> _Exercise details_
Strip the pictures and reproduce the rest of the listing exactly.

━━━━━━

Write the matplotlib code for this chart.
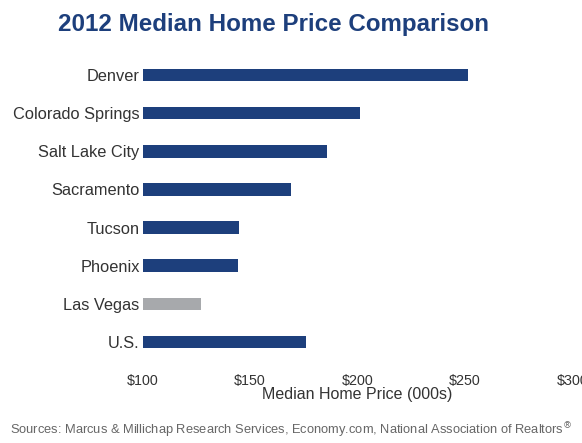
import matplotlib.pyplot as plt
from matplotlib.ticker import FuncFormatter

plt.rcParams['font.family'] = ['Liberation Sans', 'DejaVu Sans']

# Median home prices, thousands of dollars
markets = ['Denver', 'Colorado Springs', 'Salt Lake City', 'Sacramento',
           'Tucson', 'Phoenix', 'Las Vegas', 'U.S.']
prices = [251.5, 201, 186, 169, 145, 144.5, 127, 176]
highlight = 'Las Vegas'

blue = '#1d3f7c'
grey = '#a7a9ac'
colors = [grey if m == highlight else blue for m in markets]

fig = plt.figure(figsize=(5.82, 4.43), dpi=100)
ax = fig.add_axes([142.5 / 582, 1 - 361 / 443, 430 / 582, 305 / 443])

base = 100
ax.barh(markets, [p - base for p in prices], left=base, height=0.33,
        color=colors, edgecolor='none')
ax.set_xlim(100, 300)
ax.set_ylim(len(markets) - 0.5, -0.5)

ax.set_xticks([100, 150, 200, 250, 300])
ax.xaxis.set_major_formatter(FuncFormatter(lambda v, _: f'${v:.0f}'))
ax.tick_params(axis='both', length=0, colors='#333333')
ax.tick_params(axis='x', pad=9, labelsize=10.3)
ax.tick_params(axis='y', pad=2, labelsize=11.8)
for s in ax.spines.values():
    s.set_visible(False)

ax.set_xlabel('Median Home Price (000s)', fontsize=11.5, color='#333333',
              labelpad=0)

fig.text(273 / 582, 1 - 25 / 443, '2012 Median Home Price Comparison',
         ha='center', va='center', fontsize=17.4, fontweight='bold',
         color='#1d3f7c')
fig.text(10 / 582, 1 - 430 / 443,
         'Sources: Marcus & Millichap Research Services, Economy.com, '
         'National Association of Realtors$^{\u00ae}$',
         ha='left', va='center', fontsize=9.3, color='#666666')

fig.savefig('out.png', dpi=100)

━━━━━━

> _Final result_
Write the matplotlib code for this chart.
import matplotlib.pyplot as plt
from matplotlib.ticker import FuncFormatter

plt.rcParams['font.family'] = ['Liberation Sans', 'DejaVu Sans']

# Median home prices, thousands of dollars
markets = ['Denver', 'Colorado Springs', 'Salt Lake City', 'Sacramento',
           'Tucson', 'Phoenix', 'Las Vegas', 'U.S.']
prices = [251.5, 201, 186, 169, 145, 144.5, 127, 176]
highlight = 'Las Vegas'

blue = '#1d3f7c'
grey = '#a7a9ac'
colors = [grey if m == highlight else blue for m in markets]

fig = plt.figure(figsize=(5.82, 4.43), dpi=100)
ax = fig.add_axes([142.5 / 582, 1 - 361 / 443, 430 / 582, 305 / 443])

base = 100
ax.barh(markets, [p - base for p in prices], left=base, height=0.33,
        color=colors, edgecolor='none')
ax.set_xlim(100, 300)
ax.set_ylim(len(markets) - 0.5, -0.5)

ax.set_xticks([100, 150, 200, 250, 300])
ax.xaxis.set_major_formatter(FuncFormatter(lambda v, _: f'${v:.0f}'))
ax.tick_params(axis='both', length=0, colors='#333333')
ax.tick_params(axis='x', pad=9, labelsize=10.3)
ax.tick_params(axis='y', pad=2, labelsize=11.8)
for s in ax.spines.values():
    s.set_visible(False)

ax.set_xlabel('Median Home Price (000s)', fontsize=11.5, color='#333333',
              labelpad=0)

fig.text(273 / 582, 1 - 25 / 443, '2012 Median Home Price Comparison',
         ha='center', va='center', fontsize=17.4, fontweight='bold',
         color='#1d3f7c')
fig.text(10 / 582, 1 - 430 / 443,
         'Sources: Marcus & Millichap Research Services, Economy.com, '
         'National Association of Realtors$^{\u00ae}$',
         ha='left', va='center', fontsize=9.3, color='#666666')

fig.savefig('out.png', dpi=100)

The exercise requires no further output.